Abu al-Hassan ‘morto in combattimento’, mistero sul quarto leader
Morto un misterioso leader se ne fa un altro, altrettanto misterioso: attraverso i suoi canali ufficiali l’Isis ha annunciato che il terzo Califfo del gruppo, Abu al-Hassan al-Hashimi al-Qurashi, nominato a marzo, è stato ucciso "in combattimento".
Lo scettro è stato affidato a Abu Al-Hussein al-Husseini al-Qurashi, ora quarto leader dell’organizzazione. Il titolo ‘Qurashi’ si riferisce al nome della tribù di Maometto: la discendenza dal profeta dell’Islam è rivendicata dai leader dell’Isis, a cominciare da Abu Bakr al Baghdadi, ucciso in un blitz americano in Siria nel 2019, mentre il successore, Abu Ibrahim al-Hashemi al-Qurashi, si è fatto esplodere lo scorso febbraio, anche lui in Siria, mentre era in corso un raid delle forze speciali Usa per catturarlo.
A differenza delle altre volte, l’Isis ha annunciato la nomina di Abu Al-Hussein insieme alla morte del predecessore, senza lasciare dunque spazio a interpretazioni su possibili lotte di potere ai vertici del gruppo. Del nuovo Califfo però non si sa praticamente nulla al momento, il portavoce ha indicato solo il suo nome di battaglia, qualificandolo come un jihadista veterano. D’altronde anche sull’identità del predecessore c’erano molti dubbi.
Combattenti dell’Isis a Raqqa (Keystone)
A fine maggio alcuni media turchi avevano fatto trapelare notizie di intelligence secondo le quali il leader dell’Isis era stato catturato in un’operazione a Istanbul. Il presidente turco Recep Tayyp Erdogan avrebbe "annunciato presto la notizia", rivelavano le fonti. Nel frattempo però le intelligence di tutto il mondo erano costrette ad ammettere di non conoscere l’identità del Califfo: il principale sospettato era l’iracheno Bashar Khattab Ghazal al-Sumaida’i, ma l’indice era puntato anche contro Juma’a Awwad Ibrahim al-Badri, fratello di Abu Bakr al-Baghdadi, e Abd al-Raouf al-Muhajir, che sarebbe il responsabile operativo delle varie branche a livello internazionale del gruppo.
Si ritenne dunque che Ankara avesse sì effettuato un arresto di rilievo, ma non del leader bensì di al-Sumaida’i. A calare il sipario sulla vicenda ci ha pensato lo stesso Erdogan lo scorso settembre, annunciando la cattura proprio di al-Sumaida’i, indicato come "numero 3 dell’Isis", fermato mentre tentava di entrare nel Paese "con una parrucca e documenti falsi".

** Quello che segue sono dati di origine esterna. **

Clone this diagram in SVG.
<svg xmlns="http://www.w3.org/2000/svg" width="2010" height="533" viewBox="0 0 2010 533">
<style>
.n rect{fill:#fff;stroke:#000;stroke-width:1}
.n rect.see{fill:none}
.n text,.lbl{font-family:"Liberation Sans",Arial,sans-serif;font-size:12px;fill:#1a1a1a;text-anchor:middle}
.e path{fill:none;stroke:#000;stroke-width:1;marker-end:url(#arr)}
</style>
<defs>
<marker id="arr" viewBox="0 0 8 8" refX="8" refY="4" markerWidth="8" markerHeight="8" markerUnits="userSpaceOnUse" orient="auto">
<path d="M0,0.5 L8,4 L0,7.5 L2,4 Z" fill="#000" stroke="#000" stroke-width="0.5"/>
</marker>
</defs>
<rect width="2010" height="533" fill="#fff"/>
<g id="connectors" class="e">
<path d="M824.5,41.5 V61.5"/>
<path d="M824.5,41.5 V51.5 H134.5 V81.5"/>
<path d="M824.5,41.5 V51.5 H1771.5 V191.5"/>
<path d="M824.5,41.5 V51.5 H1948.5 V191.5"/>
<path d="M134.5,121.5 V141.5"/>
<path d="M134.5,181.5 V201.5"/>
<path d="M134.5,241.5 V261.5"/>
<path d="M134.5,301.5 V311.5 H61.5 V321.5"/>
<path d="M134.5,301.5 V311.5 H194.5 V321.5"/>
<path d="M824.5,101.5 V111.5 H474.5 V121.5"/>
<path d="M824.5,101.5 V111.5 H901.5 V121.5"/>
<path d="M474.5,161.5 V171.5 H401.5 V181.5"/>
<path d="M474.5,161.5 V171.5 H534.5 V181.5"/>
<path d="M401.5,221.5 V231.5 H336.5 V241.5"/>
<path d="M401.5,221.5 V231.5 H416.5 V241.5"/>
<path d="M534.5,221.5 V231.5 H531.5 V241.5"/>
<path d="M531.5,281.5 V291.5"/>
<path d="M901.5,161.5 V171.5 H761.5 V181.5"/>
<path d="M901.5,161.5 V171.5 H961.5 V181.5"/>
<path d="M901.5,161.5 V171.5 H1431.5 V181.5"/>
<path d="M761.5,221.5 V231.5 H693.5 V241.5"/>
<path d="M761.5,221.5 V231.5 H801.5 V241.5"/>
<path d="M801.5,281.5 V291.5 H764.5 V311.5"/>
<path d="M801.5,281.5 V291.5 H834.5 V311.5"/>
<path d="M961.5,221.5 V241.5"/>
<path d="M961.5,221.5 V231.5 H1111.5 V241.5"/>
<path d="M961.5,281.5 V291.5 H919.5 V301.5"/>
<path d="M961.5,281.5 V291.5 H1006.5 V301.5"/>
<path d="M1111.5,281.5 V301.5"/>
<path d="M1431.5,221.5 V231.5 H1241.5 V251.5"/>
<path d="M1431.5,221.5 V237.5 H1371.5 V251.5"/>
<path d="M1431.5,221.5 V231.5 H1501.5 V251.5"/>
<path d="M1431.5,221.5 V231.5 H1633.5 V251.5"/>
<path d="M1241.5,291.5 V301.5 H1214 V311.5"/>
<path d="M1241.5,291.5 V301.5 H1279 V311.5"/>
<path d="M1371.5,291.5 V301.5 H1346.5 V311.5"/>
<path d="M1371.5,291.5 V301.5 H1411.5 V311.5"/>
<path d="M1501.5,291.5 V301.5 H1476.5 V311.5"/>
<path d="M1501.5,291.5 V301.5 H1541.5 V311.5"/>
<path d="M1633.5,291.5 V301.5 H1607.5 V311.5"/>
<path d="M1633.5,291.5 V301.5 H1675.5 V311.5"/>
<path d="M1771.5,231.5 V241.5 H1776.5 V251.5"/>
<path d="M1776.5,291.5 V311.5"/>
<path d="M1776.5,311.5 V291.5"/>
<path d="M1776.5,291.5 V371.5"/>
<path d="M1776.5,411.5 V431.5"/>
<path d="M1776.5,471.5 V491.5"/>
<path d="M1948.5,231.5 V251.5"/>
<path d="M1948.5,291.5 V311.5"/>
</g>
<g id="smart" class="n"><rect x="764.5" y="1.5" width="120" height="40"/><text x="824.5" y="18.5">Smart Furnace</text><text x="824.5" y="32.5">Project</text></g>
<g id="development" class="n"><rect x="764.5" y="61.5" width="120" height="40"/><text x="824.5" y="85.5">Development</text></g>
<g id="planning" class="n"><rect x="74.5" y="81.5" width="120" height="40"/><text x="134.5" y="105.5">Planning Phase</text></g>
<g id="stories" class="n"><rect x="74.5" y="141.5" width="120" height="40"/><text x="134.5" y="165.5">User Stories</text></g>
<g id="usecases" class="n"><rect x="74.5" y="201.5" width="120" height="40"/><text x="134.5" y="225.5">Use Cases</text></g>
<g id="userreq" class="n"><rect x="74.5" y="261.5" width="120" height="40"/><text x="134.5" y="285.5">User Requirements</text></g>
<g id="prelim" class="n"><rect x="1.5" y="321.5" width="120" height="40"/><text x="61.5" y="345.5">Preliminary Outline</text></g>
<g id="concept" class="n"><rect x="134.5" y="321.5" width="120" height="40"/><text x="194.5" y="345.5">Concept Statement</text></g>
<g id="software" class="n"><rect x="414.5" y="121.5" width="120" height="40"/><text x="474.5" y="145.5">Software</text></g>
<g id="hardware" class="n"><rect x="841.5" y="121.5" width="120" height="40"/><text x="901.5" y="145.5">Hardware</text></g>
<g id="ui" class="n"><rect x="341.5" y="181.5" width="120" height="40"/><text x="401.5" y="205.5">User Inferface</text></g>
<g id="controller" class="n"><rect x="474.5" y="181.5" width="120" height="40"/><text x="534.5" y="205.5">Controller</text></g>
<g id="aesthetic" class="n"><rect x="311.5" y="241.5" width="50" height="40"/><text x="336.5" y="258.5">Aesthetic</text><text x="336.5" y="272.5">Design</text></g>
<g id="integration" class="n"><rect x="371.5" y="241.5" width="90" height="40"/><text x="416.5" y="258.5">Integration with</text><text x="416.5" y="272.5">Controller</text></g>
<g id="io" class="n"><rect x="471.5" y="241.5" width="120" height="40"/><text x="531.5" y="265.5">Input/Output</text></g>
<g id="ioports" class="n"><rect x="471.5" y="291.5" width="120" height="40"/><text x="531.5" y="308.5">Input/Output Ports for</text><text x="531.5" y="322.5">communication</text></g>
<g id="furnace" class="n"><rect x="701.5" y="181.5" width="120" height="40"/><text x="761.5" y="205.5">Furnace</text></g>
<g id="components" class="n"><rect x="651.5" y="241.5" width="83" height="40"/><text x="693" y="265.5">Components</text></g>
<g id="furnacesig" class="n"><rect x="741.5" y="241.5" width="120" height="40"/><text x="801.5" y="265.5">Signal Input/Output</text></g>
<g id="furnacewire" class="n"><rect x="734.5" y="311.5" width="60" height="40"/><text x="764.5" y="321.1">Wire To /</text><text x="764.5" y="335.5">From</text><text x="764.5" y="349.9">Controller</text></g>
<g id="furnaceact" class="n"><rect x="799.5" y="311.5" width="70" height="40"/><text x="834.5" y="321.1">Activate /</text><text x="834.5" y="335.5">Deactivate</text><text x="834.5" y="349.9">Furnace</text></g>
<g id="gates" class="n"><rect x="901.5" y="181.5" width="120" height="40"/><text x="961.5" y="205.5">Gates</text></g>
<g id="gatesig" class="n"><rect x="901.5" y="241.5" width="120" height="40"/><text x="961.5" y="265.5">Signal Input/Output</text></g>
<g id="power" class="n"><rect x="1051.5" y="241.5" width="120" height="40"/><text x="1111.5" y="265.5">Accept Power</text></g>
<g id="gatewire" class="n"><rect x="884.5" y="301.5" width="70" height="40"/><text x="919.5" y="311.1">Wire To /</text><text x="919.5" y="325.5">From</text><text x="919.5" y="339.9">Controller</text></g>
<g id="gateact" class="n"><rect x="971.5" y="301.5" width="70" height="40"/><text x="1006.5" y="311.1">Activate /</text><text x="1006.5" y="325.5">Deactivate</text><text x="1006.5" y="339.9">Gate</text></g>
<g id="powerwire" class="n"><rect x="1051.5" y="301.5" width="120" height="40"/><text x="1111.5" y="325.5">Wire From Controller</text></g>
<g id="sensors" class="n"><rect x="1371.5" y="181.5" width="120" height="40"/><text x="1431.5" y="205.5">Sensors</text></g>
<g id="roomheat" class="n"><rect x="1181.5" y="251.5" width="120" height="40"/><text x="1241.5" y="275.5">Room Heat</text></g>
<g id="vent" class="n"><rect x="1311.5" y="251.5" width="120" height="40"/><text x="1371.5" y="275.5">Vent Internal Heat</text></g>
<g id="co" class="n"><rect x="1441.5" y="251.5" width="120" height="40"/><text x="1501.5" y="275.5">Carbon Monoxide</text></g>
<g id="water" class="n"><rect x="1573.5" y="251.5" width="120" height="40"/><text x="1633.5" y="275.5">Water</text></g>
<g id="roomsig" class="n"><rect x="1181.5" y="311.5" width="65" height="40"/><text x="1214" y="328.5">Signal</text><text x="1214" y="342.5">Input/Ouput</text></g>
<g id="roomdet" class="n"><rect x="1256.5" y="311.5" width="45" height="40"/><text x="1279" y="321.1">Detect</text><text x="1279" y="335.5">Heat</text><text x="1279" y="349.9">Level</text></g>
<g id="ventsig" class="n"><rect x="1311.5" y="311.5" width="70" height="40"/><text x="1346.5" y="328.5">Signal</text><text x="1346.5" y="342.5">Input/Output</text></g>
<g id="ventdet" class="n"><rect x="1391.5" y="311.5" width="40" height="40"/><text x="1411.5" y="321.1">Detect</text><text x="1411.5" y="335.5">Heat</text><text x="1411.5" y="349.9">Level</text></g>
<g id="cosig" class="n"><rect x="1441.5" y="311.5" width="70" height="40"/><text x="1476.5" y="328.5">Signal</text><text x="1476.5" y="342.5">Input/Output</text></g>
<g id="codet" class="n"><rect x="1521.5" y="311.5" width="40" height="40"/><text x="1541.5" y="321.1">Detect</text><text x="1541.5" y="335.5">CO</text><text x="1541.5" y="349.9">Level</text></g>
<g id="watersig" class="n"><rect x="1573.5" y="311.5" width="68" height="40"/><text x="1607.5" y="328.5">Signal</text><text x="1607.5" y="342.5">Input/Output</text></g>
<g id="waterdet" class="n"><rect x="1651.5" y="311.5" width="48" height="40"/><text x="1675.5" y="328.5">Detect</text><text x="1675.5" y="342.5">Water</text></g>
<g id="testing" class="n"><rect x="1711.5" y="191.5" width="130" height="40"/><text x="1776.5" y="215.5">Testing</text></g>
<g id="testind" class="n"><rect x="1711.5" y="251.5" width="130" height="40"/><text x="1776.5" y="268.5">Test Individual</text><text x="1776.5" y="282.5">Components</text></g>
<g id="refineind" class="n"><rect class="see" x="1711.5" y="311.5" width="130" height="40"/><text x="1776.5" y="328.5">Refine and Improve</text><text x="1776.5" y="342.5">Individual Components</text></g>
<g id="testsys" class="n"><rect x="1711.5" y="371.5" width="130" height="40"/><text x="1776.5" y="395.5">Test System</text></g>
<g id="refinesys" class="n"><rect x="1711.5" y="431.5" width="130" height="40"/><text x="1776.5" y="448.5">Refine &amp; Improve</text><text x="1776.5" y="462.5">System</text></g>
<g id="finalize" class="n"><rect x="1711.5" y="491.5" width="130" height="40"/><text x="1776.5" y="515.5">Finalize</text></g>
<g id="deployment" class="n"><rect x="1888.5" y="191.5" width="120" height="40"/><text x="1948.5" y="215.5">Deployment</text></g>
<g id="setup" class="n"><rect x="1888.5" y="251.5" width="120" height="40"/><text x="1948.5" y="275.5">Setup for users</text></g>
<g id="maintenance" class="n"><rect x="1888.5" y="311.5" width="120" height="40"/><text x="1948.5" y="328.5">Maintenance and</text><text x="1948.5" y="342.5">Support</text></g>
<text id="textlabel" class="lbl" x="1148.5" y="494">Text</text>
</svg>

L’Isis sembra comunque impermeabile di fronte ai cambiamenti di leadership, anche perché è diventata un’organizzazione con una struttura decentralizzata, in particolare in Siria e Iraq, dove potrebbe contare ancora su circa diecimila combattenti armati, fiancheggiati da migliaia di sostenitori. In questi due Paesi, secondo gli 007 occidentali, l’Isis sfrutta la presenza sul campo e le conflittualità delle formazioni armate che hanno contribuito alla sua sconfitta e che oggi si contendono il territorio. L’organizzazione potrebbe poi contare su un solido network che collega l’Afghanistan, la Somalia e l’area del lago Ciad. Da qui filtrerebbero i fondi per rifornire di armi i combattenti, in particolare in quel territorio afghano divenuto da tempo la nuova frontiera degli eredi di Baghdadi che sfidano apertamente i Talebani con una sequela di sanguinosi attentati e micidiali attacchi. (ANSA).